## EXERCISE TASK:
Write out every entry, unchanged. Skip any picture.

## DATA FOR THIS TASK:
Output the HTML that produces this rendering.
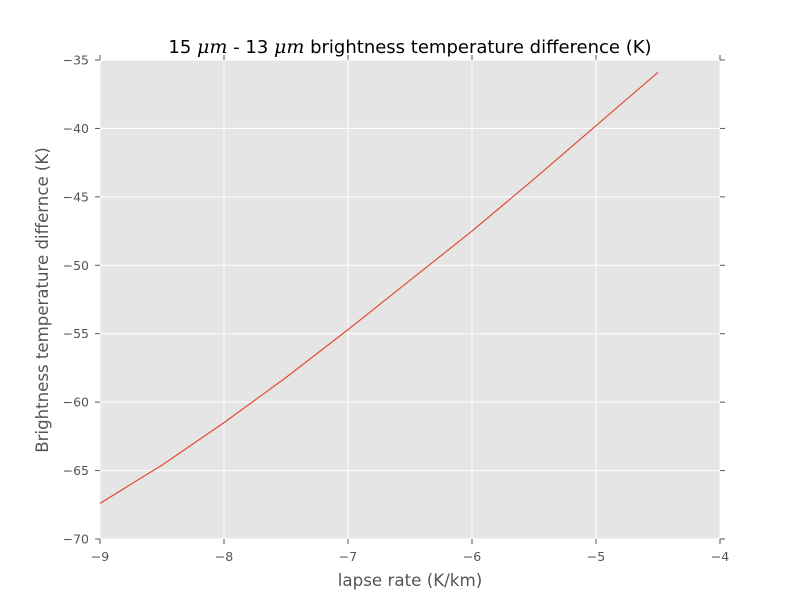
<!DOCTYPE html>
<html><head><meta charset="utf-8"><style>
body{margin:0;background:#fff;}
svg text{font-family:"DejaVu Sans","Liberation Sans",sans-serif;}
</style></head><body>
<svg id="chart" width="800" height="600">
<rect x="0" y="0" width="800" height="600" fill="#fff"/>
<rect x="100" y="60" width="620" height="479" fill="#e5e5e5"/>
<g id="grid"></g>
<g id="ticks"></g>
<path id="line" fill="none" stroke="#e24a33" stroke-width="1.2"/>
<text x="410" y="53" font-size="18" text-anchor="middle" fill="#000">15 <tspan font-family="DejaVu Serif" font-style="italic" font-size="19">μm</tspan>  - 13 <tspan font-family="DejaVu Serif" font-style="italic" font-size="19">μm</tspan>  brightness temperature difference (K)</text>
<text x="410" y="586" font-size="16.7" text-anchor="middle" fill="#555">lapse rate (K/km)</text>
<text x="48" y="300" font-size="16.6" text-anchor="middle" fill="#555" transform="rotate(-90 48 300)">Brightness temperature differnce (K)</text>
</svg>
<script>
const xValues=[-9,-8.5,-8,-7.5,-7,-6.5,-6,-5.5,-5,-4.5];
const yValues=[-67.4,-64.6,-61.5,-58.2,-54.7,-51.1,-47.5,-43.7,-39.8,-35.9];
const xTicks=[-9,-8,-7,-6,-5,-4];
const yTicks=[-70,-65,-60,-55,-50,-45,-40,-35];
const L=100,R=720,T=60,B=539;
const sx=v=>L+(v-(-9))/5*(R-L);
const sy=v=>B-(v-(-70))/35*(B-T);
const ns="http://www.w3.org/2000/svg";
const grid=document.getElementById('grid'),ticks=document.getElementById('ticks');
function mk(tag,a,p){const e=document.createElementNS(ns,tag);for(const k in a)e.setAttribute(k,a[k]);p.appendChild(e);return e;}
xTicks.forEach(v=>{const x=sx(v);
const g=mk('line',{x1:x,x2:x,y1:T,y2:B,stroke:'#fff','stroke-width':1},grid);


mk('line',{x1:x,x2:x,y1:B,y2:B+5,stroke:'#555'},ticks);
mk('line',{x1:x,x2:x,y1:T,y2:T-5,stroke:'#555'},ticks);
const t=mk('text',{x:x,y:B+22,'font-size':12.5,'text-anchor':'middle',fill:'#555'},ticks);
t.textContent=String(v).replace('-','−');

});
yTicks.forEach(v=>{const y=sy(v);
const g=mk('line',{x1:L,x2:R,y1:y,y2:y,stroke:'#fff','stroke-width':1},grid);


mk('line',{x1:L,x2:L-5,y1:y,y2:y,stroke:'#555'},ticks);
mk('line',{x1:R,x2:R+5,y1:y,y2:y,stroke:'#555'},ticks);
const t=mk('text',{x:L-11,y:y+4.5,'font-size':12.5,'text-anchor':'end',fill:'#555'},ticks);
t.textContent=String(v).replace('-','−');

});
document.getElementById('line').setAttribute('d',xValues.map((v,i)=>(i?'L':'M')+sx(v)+','+sy(yValues[i])).join(''));
</script>
</body></html>
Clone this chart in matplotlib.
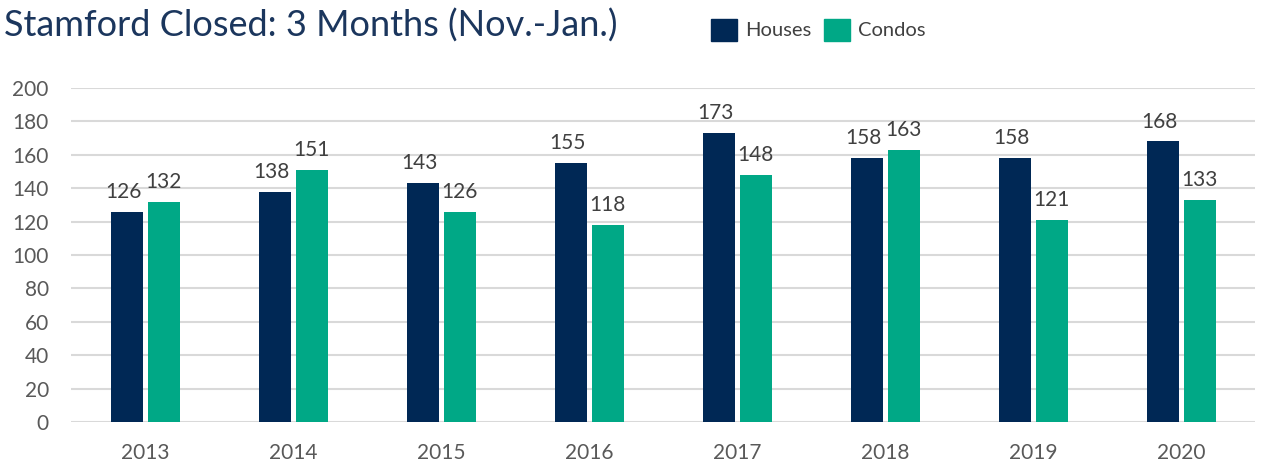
import matplotlib
matplotlib.use("Agg")
import matplotlib.pyplot as plt
import numpy as np
from matplotlib.patches import Patch

years = ["2013", "2014", "2015", "2016", "2017", "2018", "2019", "2020"]
houses = [126, 138, 143, 155, 173, 158, 158, 168]
condos = [132, 151, 126, 118, 148, 163, 121, 133]
title = "Stamford Closed: 3 Months (Nov.-Jan.)"
yticks = [0, 20, 40, 60, 80, 100, 120, 140, 160, 180, 200]

c_h = "#002855"
c_c = "#00A886"
txt = "#404040"

plt.rcParams['font.family'] = ['Lato', 'DejaVu Sans']

fig = plt.figure(figsize=(12.62, 4.62), dpi=100)
ax = fig.add_axes([0.0563, 0.0866, 0.9382, 0.7229])

x = np.arange(len(years))
w = 0.216
off = 0.125
b1 = ax.bar(x - off, houses, w, color=c_h, zorder=3)
b2 = ax.bar(x + off, condos, w, color=c_c, zorder=3)

for rect, v in zip(b1, houses):
    ax.annotate(str(v), (rect.get_x() + rect.get_width() / 2, v), xytext=(-2, 7),
                textcoords="offset points", ha="center", va="bottom", fontsize=15, color=txt)
for rect, v in zip(b2, condos):
    ax.annotate(str(v), (rect.get_x() + rect.get_width() / 2, v), xytext=(0, 7),
                textcoords="offset points", ha="center", va="bottom", fontsize=15, color=txt)

ax.set_xlim(-0.5, len(years) - 0.5)
ax.set_ylim(0, 200)
ax.set_yticks(yticks)
ax.set_xticks(x)
ax.set_xticklabels(years)
ax.tick_params(axis="both", length=0, labelsize=15, labelcolor="#595959")
ax.tick_params(axis="x", pad=15)
ax.tick_params(axis="y", pad=16)
ax.grid(axis="y", color="#d9d9d9", linewidth=1.5, zorder=0)
for s in ax.spines.values():
    s.set_visible(False)

fig.text(0.003, 0.945, title, fontsize=26, color="#1B365D", ha="left", va="center")

handles = [Patch(color=c_h, label="Houses"), Patch(color=c_c, label="Condos")]
fig.legend(handles=handles, loc="center left", bbox_to_anchor=(0.549, 0.936), ncol=2,
           frameon=False, fontsize=14.5, labelcolor=txt, handlelength=1.3, handleheight=1.3,
           handletextpad=0.4, columnspacing=0.6)

fig.savefig("out.png", dpi=100)
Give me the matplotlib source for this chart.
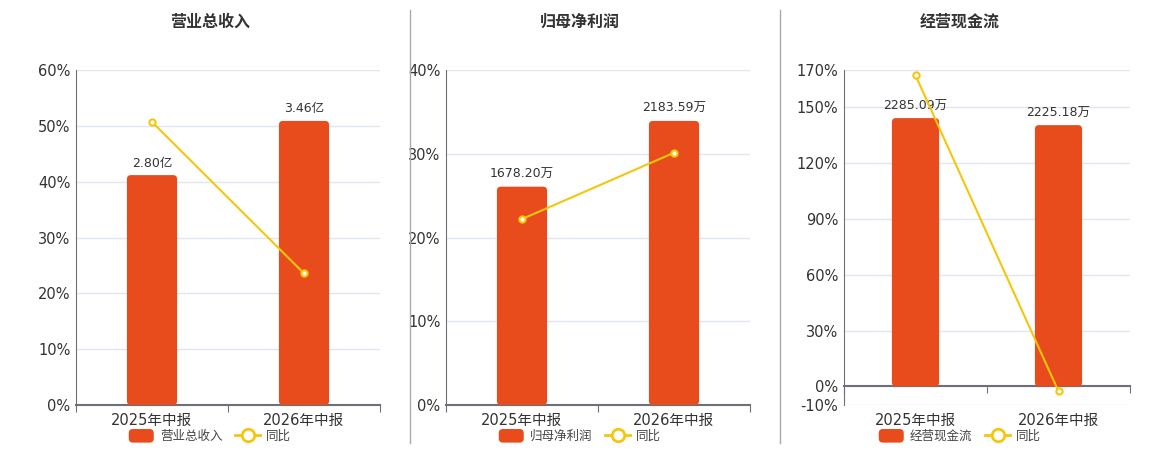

## RESPONSE FOR THIS EXERCISE:
Output the HTML that produces this rendering.
<!DOCTYPE html>
<html><head><meta charset="utf-8"><style>
body{margin:0;background:#fff;}
svg text{font-family:"DejaVu Sans","Liberation Sans",sans-serif;}
</style></head><body>
<svg id="chart" width="800" height="600">
<rect x="0" y="0" width="800" height="600" fill="#fff"/>
<rect x="100" y="60" width="620" height="479" fill="#e5e5e5"/>
<g id="grid"></g>
<g id="ticks"></g>
<path id="line" fill="none" stroke="#e24a33" stroke-width="1.2"/>
<text x="410" y="53" font-size="18" text-anchor="middle" fill="#000">15 <tspan font-family="DejaVu Serif" font-style="italic" font-size="19">μm</tspan>  - 13 <tspan font-family="DejaVu Serif" font-style="italic" font-size="19">μm</tspan>  brightness temperature difference (K)</text>
<text x="410" y="586" font-size="16.7" text-anchor="middle" fill="#555">lapse rate (K/km)</text>
<text x="48" y="300" font-size="16.6" text-anchor="middle" fill="#555" transform="rotate(-90 48 300)">Brightness temperature differnce (K)</text>
</svg>
<script>
const xValues=[-9,-8.5,-8,-7.5,-7,-6.5,-6,-5.5,-5,-4.5];
const yValues=[-67.4,-64.6,-61.5,-58.2,-54.7,-51.1,-47.5,-43.7,-39.8,-35.9];
const xTicks=[-9,-8,-7,-6,-5,-4];
const yTicks=[-70,-65,-60,-55,-50,-45,-40,-35];
const L=100,R=720,T=60,B=539;
const sx=v=>L+(v-(-9))/5*(R-L);
const sy=v=>B-(v-(-70))/35*(B-T);
const ns="http://www.w3.org/2000/svg";
const grid=document.getElementById('grid'),ticks=document.getElementById('ticks');
function mk(tag,a,p){const e=document.createElementNS(ns,tag);for(const k in a)e.setAttribute(k,a[k]);p.appendChild(e);return e;}
xTicks.forEach(v=>{const x=sx(v);
const g=mk('line',{x1:x,x2:x,y1:T,y2:B,stroke:'#fff','stroke-width':1},grid);


mk('line',{x1:x,x2:x,y1:B,y2:B+5,stroke:'#555'},ticks);
mk('line',{x1:x,x2:x,y1:T,y2:T-5,stroke:'#555'},ticks);
const t=mk('text',{x:x,y:B+22,'font-size':12.5,'text-anchor':'middle',fill:'#555'},ticks);
t.textContent=String(v).replace('-','−');

});
yTicks.forEach(v=>{const y=sy(v);
const g=mk('line',{x1:L,x2:R,y1:y,y2:y,stroke:'#fff','stroke-width':1},grid);


mk('line',{x1:L,x2:L-5,y1:y,y2:y,stroke:'#555'},ticks);
mk('line',{x1:R,x2:R+5,y1:y,y2:y,stroke:'#555'},ticks);
const t=mk('text',{x:L-11,y:y+4.5,'font-size':12.5,'text-anchor':'end',fill:'#555'},ticks);
t.textContent=String(v).replace('-','−');

});
document.getElementById('line').setAttribute('d',xValues.map((v,i)=>(i?'L':'M')+sx(v)+','+sy(yValues[i])).join(''));
</script>
</body></html>
Clone this chart in matplotlib.
import matplotlib
matplotlib.use("Agg")
import matplotlib.pyplot as plt
import numpy as np
from matplotlib.patches import Patch

years = ["2013", "2014", "2015", "2016", "2017", "2018", "2019", "2020"]
houses = [126, 138, 143, 155, 173, 158, 158, 168]
condos = [132, 151, 126, 118, 148, 163, 121, 133]
title = "Stamford Closed: 3 Months (Nov.-Jan.)"
yticks = [0, 20, 40, 60, 80, 100, 120, 140, 160, 180, 200]

c_h = "#002855"
c_c = "#00A886"
txt = "#404040"

plt.rcParams['font.family'] = ['Lato', 'DejaVu Sans']

fig = plt.figure(figsize=(12.62, 4.62), dpi=100)
ax = fig.add_axes([0.0563, 0.0866, 0.9382, 0.7229])

x = np.arange(len(years))
w = 0.216
off = 0.125
b1 = ax.bar(x - off, houses, w, color=c_h, zorder=3)
b2 = ax.bar(x + off, condos, w, color=c_c, zorder=3)

for rect, v in zip(b1, houses):
    ax.annotate(str(v), (rect.get_x() + rect.get_width() / 2, v), xytext=(-2, 7),
                textcoords="offset points", ha="center", va="bottom", fontsize=15, color=txt)
for rect, v in zip(b2, condos):
    ax.annotate(str(v), (rect.get_x() + rect.get_width() / 2, v), xytext=(0, 7),
                textcoords="offset points", ha="center", va="bottom", fontsize=15, color=txt)

ax.set_xlim(-0.5, len(years) - 0.5)
ax.set_ylim(0, 200)
ax.set_yticks(yticks)
ax.set_xticks(x)
ax.set_xticklabels(years)
ax.tick_params(axis="both", length=0, labelsize=15, labelcolor="#595959")
ax.tick_params(axis="x", pad=15)
ax.tick_params(axis="y", pad=16)
ax.grid(axis="y", color="#d9d9d9", linewidth=1.5, zorder=0)
for s in ax.spines.values():
    s.set_visible(False)

fig.text(0.003, 0.945, title, fontsize=26, color="#1B365D", ha="left", va="center")

handles = [Patch(color=c_h, label="Houses"), Patch(color=c_c, label="Condos")]
fig.legend(handles=handles, loc="center left", bbox_to_anchor=(0.549, 0.936), ncol=2,
           frameon=False, fontsize=14.5, labelcolor=txt, handlelength=1.3, handleheight=1.3,
           handletextpad=0.4, columnspacing=0.6)

fig.savefig("out.png", dpi=100)
Give me the matplotlib source for this chart.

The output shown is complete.